Bourbon is one type of whiskey specific to the United States. In other words, all bourbon is whiskey, but not all whiskey is bourbon.
Among bourbon’s many special attributes, it must be made from a mash of at least 51% corn, distilled to no higher than 160 proof (80% alcohol), filled into cask at no higher than 125 proof (62.5% alcohol), and bottled at no less than 80 proof, or 40% alcohol by volume. Straight bourbon, an important sub-category, has to be at least two years old and contain no additives of any kind. Oh, and it’s all gotta be made entirely in the United States.
Perhaps most importantly of all, bourbon can’t be filled into just any barrel. Like the special snowflake it is, bourbon requires a very specific kind of whiskey barrel for its aging process.
Picky? Yes. But bourbon isn’t just any whiskey.
BUT WHAT ABOUT THE CASKS?
Bourbon must be aged in new, charred oak barrels. It’s a critical step in developing bourbon’s distinct flavor.
Freshly distilled bourbon doesn’t look anything like what you use to make an Old Fashioned. When it comes out of the still, it’s crystal clear, and smells and tastes like funky raw grain. Most of a bourbon’s character, and all of its color, come from the cask itself.

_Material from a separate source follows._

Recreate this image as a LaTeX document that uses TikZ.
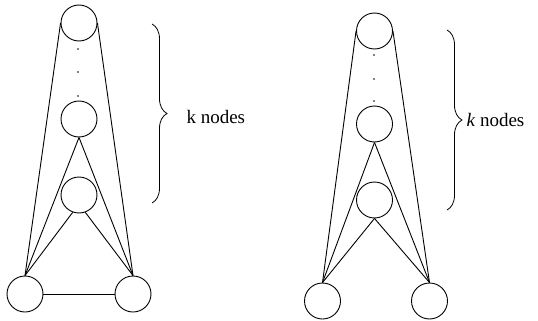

As the bourbon ages in the barrel, it soaks up flavor, aroma, and pigment from the oak. All barrels used to age beverages are heat-treated in some way, since raw wood has an unpleasantly green and sappy flavor. Wine barrels are usually toasted, while bourbon barrels are always charred, giving them a sweet, smoky tinge.
You can think of casks a little bit like tea bags. They’ll always impart the most flavor on their first use. You can use them a second, third, or even fourth time, but with every use, they lose a little bit of their flavoring power.
Bourbon regulations require the use of brand-new barrels each and every time, which means bourbon usually has a robustly oak-driven flavor profile. Key oak flavor attributes are vanilla, baking spice, caramel, and coconut.
Most bourbon is aged in barrels made from American white oak, but any type of oak is allowed. What’s definitely not allowed is re-using those barrels to age more bourbon.
That’s not to say those barrels don’t get reused at all. Distillers around the world rely on Kentucky bourbon distillers and their seemingly endless stream of once-used barrels as a reliable source for casks to age Scotch whisky, Irish whiskey, rum, and aged tequila. There’s still plenty of oomph left in those casks to age other spirits–just not enough to create that unmistakably oak-driven character of American bourbon.